> [SHORT EXERCISE]:
Starting at the first line of the data, print each line verbatim up to and including the line bearing "fig = plt.figure(figsize=(W", omitting pictures.

================================

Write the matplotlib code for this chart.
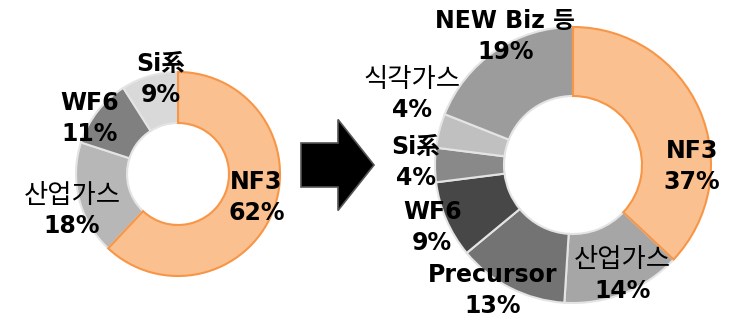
import matplotlib.pyplot as plt
import matplotlib.patches as mpatches

plt.rcParams['font.family'] = ['DejaVu Sans', 'Noto Sans CJK KR']

# before
left_labels = ['NF3', '산업가스', 'WF6', 'Si系']
left_values = [62, 18, 11, 9]
left_colors = ['#FAC090', '#B7B7B7', '#808080', '#D9D9D9']
left_pos = [(0.77, -0.23), (-1.04, -0.36), (-0.87, 0.54), (-0.17, 0.93)]

# after
right_labels = ['NF3', '산업가스', 'Precursor', 'WF6', 'Si系', '식각가스', 'NEW Biz 등']
right_values = [37, 14, 13, 9, 4, 4, 19]
right_colors = ['#FAC090', '#A6A6A6', '#737373', '#474747', '#898989', '#C0C0C0', '#9C9C9C']
right_pos = [(0.86, -0.01), (0.36, -0.80), (-0.58, -0.91), (-1.02, -0.45),
             (-1.14, 0.02), (-1.17, 0.51), (-0.49, 0.93)]

W, H = 739, 317
fig = plt.figure(figsize=(W / 100, H / 100), dpi=100)


def donut(cx, cy, r, labels, values, colors, pos):
    ax = fig.add_axes([(cx - r) / W, (H - cy - r) / H, 2 * r / W, 2 * r / H])
    wedges, _ = ax.pie(values, colors=colors, startangle=90, counterclock=False,
                       radius=1, wedgeprops=dict(width=0.5, edgecolor='#E4E4E4', linewidth=1.5))
    wedges[0].set_edgecolor('#F79646')
    wedges[0].set_zorder(5)
    for lab, v, (x, y) in zip(labels, values, pos):
        if all(ord(c) >= 0xAC00 for c in lab):
            kw = dict(fontsize=19, family='Noto Sans CJK KR', fontweight='medium')
        else:
            kw = dict(fontsize=17, fontweight='bold')
        ax.annotate(lab, (x, y), xytext=(0, 11.2), textcoords='offset points',
                    ha='center', va='center', zorder=10, annotation_clip=False, **kw)
        ax.annotate(f'{v}%', (x, y), xytext=(0, -11.2), textcoords='offset points',
                    ha='center', va='center', fontsize=17, fontweight='bold',
                    zorder=10, annotation_clip=False)
    ax.set_xlim(-1, 1)
    ax.set_ylim(-1, 1)
    ax.axis('off')
    return ax


donut(178, 174, 102, left_labels, left_values, left_colors, left_pos)
donut(573, 165, 138, right_labels, right_values, right_colors, right_pos)

# arrow
arrow = mpatches.FancyArrow(301 / W, (H - 165) / H, 73 / W, 0, width=44 / H,
                            head_width=91 / H, head_length=36 / W,
                            length_includes_head=True, transform=fig.transFigure,
                            facecolor='black', edgecolor='#555555', linewidth=1.2)
fig.patches.append(arrow)

fig.savefig('out.png', dpi=100)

================================

> [ANSWER IN FULL]:
Write the matplotlib code for this chart.
import matplotlib.pyplot as plt
import matplotlib.patches as mpatches

plt.rcParams['font.family'] = ['DejaVu Sans', 'Noto Sans CJK KR']

# before
left_labels = ['NF3', '산업가스', 'WF6', 'Si系']
left_values = [62, 18, 11, 9]
left_colors = ['#FAC090', '#B7B7B7', '#808080', '#D9D9D9']
left_pos = [(0.77, -0.23), (-1.04, -0.36), (-0.87, 0.54), (-0.17, 0.93)]

# after
right_labels = ['NF3', '산업가스', 'Precursor', 'WF6', 'Si系', '식각가스', 'NEW Biz 등']
right_values = [37, 14, 13, 9, 4, 4, 19]
right_colors = ['#FAC090', '#A6A6A6', '#737373', '#474747', '#898989', '#C0C0C0', '#9C9C9C']
right_pos = [(0.86, -0.01), (0.36, -0.80), (-0.58, -0.91), (-1.02, -0.45),
             (-1.14, 0.02), (-1.17, 0.51), (-0.49, 0.93)]

W, H = 739, 317
fig = plt.figure(figsize=(W / 100, H / 100), dpi=100)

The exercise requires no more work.